Required task:
Filter the lines below, copying only those with the string "page".

--------------------------------

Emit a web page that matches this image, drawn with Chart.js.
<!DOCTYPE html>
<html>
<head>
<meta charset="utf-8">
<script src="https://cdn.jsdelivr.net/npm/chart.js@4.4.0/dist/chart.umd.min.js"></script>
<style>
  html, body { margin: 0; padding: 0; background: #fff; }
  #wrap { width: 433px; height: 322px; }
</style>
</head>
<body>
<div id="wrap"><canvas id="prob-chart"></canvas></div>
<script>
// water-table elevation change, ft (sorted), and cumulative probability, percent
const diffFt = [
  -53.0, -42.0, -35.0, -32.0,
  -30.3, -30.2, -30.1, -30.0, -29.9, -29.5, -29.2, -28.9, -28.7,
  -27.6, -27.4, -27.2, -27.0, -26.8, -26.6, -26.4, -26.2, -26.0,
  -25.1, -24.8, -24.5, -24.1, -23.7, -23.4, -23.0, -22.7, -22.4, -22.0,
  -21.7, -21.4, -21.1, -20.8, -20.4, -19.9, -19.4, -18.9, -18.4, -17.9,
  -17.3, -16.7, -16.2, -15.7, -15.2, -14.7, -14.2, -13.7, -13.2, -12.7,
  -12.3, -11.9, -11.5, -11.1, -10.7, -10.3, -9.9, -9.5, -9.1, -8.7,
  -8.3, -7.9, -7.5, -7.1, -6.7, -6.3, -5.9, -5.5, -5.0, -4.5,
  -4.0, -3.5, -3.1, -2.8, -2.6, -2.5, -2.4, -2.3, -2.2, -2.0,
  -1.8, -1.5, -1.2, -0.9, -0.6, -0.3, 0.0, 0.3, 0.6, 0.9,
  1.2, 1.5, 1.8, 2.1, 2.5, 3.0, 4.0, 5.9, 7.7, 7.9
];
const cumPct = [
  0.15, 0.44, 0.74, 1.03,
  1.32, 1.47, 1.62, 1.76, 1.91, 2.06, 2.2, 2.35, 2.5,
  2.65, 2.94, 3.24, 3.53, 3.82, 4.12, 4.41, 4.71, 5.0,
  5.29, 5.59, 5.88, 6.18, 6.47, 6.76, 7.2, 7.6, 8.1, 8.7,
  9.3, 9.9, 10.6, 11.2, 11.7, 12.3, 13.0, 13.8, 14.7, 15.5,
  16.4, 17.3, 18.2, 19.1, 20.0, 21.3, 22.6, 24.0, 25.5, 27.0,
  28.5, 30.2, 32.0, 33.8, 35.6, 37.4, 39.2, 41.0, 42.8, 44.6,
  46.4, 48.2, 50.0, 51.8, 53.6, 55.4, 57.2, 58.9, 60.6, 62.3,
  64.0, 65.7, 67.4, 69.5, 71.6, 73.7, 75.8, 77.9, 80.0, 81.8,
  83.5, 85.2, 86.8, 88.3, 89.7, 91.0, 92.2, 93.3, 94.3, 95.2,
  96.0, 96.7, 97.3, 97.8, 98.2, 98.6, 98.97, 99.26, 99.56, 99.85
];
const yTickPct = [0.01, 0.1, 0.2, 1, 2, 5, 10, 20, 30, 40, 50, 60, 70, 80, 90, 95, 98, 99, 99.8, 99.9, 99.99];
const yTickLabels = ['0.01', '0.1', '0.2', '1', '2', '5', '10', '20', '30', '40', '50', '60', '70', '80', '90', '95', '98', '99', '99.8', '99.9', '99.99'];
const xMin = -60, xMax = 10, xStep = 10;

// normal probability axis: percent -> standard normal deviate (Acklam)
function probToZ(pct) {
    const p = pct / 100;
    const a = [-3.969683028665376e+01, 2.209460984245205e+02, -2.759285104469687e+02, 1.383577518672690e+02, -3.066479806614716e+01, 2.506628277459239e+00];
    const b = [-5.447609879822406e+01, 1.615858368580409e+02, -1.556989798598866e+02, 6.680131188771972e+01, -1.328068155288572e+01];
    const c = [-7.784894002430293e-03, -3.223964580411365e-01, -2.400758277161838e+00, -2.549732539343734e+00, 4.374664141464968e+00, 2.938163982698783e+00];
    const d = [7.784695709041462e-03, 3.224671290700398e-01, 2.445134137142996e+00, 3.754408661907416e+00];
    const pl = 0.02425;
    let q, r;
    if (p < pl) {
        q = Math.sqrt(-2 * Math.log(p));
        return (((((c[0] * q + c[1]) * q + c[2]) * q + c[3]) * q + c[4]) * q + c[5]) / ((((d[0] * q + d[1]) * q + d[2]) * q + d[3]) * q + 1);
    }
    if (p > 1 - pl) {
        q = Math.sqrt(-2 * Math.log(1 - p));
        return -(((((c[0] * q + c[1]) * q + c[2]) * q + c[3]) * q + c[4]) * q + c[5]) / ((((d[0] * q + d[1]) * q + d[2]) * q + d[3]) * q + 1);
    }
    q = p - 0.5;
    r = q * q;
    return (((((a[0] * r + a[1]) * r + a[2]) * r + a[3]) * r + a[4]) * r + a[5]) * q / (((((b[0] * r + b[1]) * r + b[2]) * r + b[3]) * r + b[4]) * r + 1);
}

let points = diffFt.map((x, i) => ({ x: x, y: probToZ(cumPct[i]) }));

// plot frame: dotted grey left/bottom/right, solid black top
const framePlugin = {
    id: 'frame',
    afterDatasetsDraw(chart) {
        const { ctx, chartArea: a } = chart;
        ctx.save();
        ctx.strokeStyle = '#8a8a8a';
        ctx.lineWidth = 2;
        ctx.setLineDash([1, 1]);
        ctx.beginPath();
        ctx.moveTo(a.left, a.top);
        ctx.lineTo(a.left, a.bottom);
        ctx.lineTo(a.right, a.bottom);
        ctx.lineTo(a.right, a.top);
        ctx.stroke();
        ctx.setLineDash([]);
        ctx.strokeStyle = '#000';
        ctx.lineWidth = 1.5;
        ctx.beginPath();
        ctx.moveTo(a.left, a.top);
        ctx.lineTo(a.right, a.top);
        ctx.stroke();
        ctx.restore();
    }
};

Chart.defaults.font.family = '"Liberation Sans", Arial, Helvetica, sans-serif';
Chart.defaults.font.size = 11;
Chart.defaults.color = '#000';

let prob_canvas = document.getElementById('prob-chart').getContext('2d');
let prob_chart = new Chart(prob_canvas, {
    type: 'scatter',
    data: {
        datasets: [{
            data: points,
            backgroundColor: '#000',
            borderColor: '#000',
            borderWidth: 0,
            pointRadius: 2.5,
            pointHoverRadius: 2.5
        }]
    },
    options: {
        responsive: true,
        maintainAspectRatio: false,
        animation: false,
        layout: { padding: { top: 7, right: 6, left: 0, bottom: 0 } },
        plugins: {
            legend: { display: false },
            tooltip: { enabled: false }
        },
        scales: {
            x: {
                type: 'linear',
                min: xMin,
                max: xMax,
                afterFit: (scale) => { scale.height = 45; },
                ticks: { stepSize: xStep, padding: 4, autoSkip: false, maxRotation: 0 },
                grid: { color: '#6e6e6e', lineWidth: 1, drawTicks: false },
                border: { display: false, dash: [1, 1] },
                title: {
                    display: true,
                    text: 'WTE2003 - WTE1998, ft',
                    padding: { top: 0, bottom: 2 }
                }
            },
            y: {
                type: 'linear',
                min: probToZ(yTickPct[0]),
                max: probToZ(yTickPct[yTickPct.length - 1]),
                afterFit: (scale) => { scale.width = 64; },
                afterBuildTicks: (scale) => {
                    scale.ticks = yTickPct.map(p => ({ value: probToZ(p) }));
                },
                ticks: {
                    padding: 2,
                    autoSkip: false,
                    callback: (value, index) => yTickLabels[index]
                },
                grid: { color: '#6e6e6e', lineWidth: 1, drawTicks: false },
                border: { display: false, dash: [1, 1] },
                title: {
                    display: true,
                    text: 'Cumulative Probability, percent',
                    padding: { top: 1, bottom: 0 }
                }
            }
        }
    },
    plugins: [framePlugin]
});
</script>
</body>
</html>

--------------------------------

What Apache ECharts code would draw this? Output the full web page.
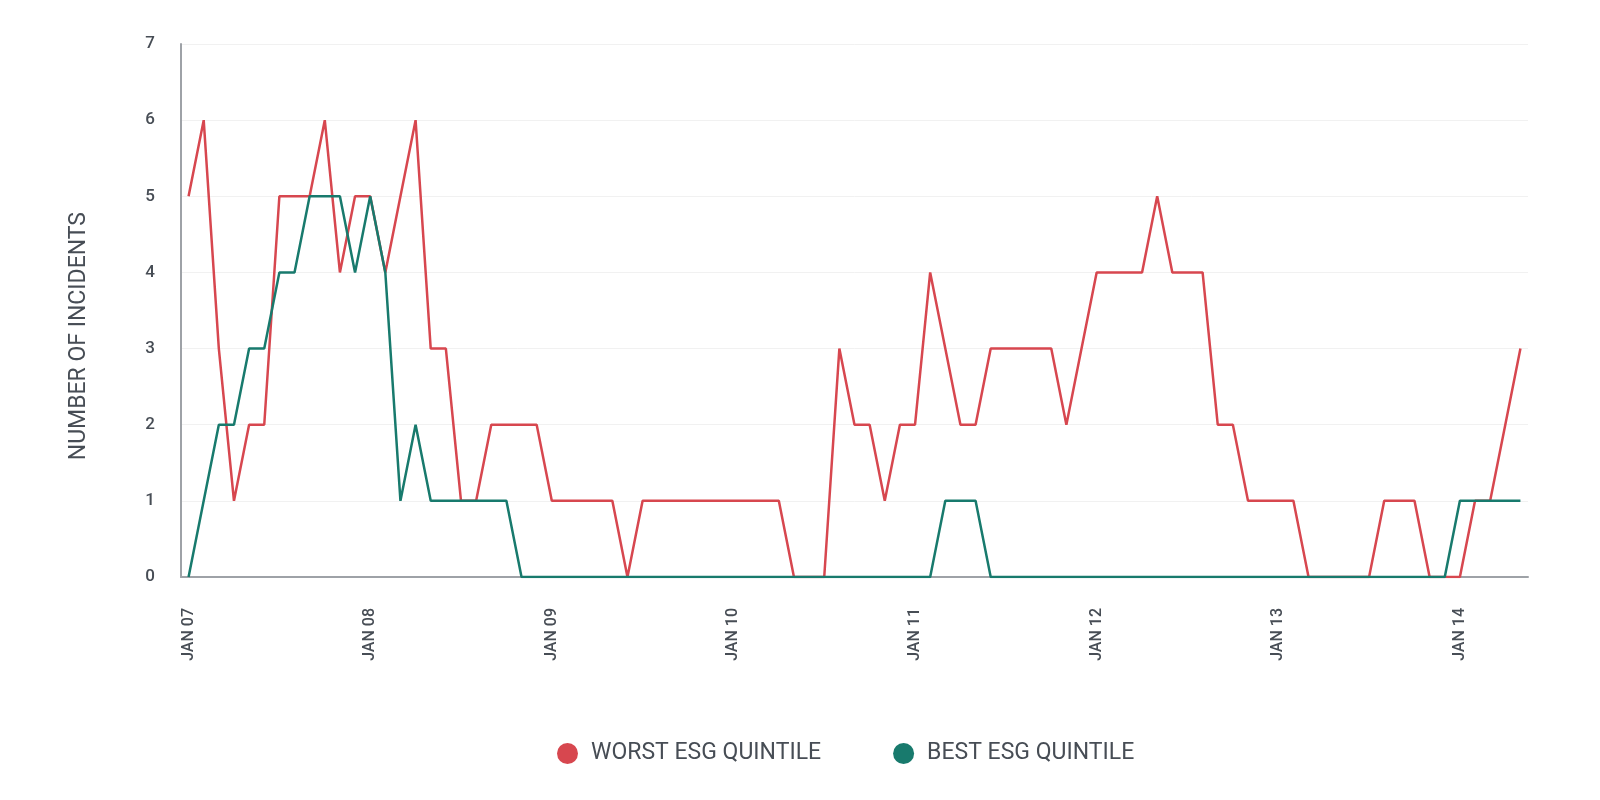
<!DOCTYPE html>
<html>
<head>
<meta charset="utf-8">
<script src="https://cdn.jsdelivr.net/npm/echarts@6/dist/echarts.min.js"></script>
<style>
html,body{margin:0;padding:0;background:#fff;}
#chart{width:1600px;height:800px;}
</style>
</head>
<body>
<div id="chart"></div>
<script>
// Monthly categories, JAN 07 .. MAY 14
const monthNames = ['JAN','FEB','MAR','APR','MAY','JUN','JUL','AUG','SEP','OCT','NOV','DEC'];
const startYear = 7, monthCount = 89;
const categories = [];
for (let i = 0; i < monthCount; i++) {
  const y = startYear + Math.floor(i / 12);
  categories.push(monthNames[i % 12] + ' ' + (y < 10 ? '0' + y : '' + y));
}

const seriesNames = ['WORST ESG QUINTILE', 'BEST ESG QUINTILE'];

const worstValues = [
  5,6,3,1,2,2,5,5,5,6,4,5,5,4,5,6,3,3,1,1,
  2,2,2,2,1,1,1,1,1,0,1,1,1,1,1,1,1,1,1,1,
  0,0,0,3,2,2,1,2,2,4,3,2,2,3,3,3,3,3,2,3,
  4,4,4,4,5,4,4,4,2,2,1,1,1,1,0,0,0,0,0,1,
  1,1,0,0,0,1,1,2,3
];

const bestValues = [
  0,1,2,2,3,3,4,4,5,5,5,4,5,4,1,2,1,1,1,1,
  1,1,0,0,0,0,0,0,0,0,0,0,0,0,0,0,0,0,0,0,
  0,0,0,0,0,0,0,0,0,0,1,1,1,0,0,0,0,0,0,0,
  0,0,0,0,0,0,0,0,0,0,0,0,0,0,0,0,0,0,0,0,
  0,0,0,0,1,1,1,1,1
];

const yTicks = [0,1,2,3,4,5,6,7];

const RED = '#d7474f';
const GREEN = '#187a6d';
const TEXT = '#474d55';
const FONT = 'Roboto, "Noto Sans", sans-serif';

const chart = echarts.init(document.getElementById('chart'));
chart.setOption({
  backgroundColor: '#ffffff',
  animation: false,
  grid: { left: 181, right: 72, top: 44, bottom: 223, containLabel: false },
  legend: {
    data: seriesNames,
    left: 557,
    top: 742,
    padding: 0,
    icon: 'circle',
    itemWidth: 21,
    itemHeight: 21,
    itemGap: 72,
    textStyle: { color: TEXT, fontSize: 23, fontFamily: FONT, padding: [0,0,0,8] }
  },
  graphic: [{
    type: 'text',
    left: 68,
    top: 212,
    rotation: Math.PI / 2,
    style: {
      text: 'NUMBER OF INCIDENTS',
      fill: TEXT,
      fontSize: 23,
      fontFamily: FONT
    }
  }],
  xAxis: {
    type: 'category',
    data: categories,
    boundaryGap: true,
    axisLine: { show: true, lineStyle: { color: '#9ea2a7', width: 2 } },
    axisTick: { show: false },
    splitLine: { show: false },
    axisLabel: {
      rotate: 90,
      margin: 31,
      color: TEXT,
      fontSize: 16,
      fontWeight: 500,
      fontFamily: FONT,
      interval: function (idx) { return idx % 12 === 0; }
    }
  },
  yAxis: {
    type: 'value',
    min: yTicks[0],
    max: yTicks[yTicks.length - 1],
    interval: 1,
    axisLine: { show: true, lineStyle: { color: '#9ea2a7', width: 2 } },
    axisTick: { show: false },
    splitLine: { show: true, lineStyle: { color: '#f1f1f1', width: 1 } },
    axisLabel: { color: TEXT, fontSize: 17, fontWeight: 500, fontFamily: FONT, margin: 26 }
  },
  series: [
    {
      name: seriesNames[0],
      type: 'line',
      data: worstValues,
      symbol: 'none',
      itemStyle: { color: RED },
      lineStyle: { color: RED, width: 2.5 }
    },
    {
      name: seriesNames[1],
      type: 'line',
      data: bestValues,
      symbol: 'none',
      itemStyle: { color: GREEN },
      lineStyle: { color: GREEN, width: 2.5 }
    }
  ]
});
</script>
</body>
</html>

--------------------------------

Exercise output:
Emit a web page that matches this image, drawn with Chart.js.
What Apache ECharts code would draw this? Output the full web page.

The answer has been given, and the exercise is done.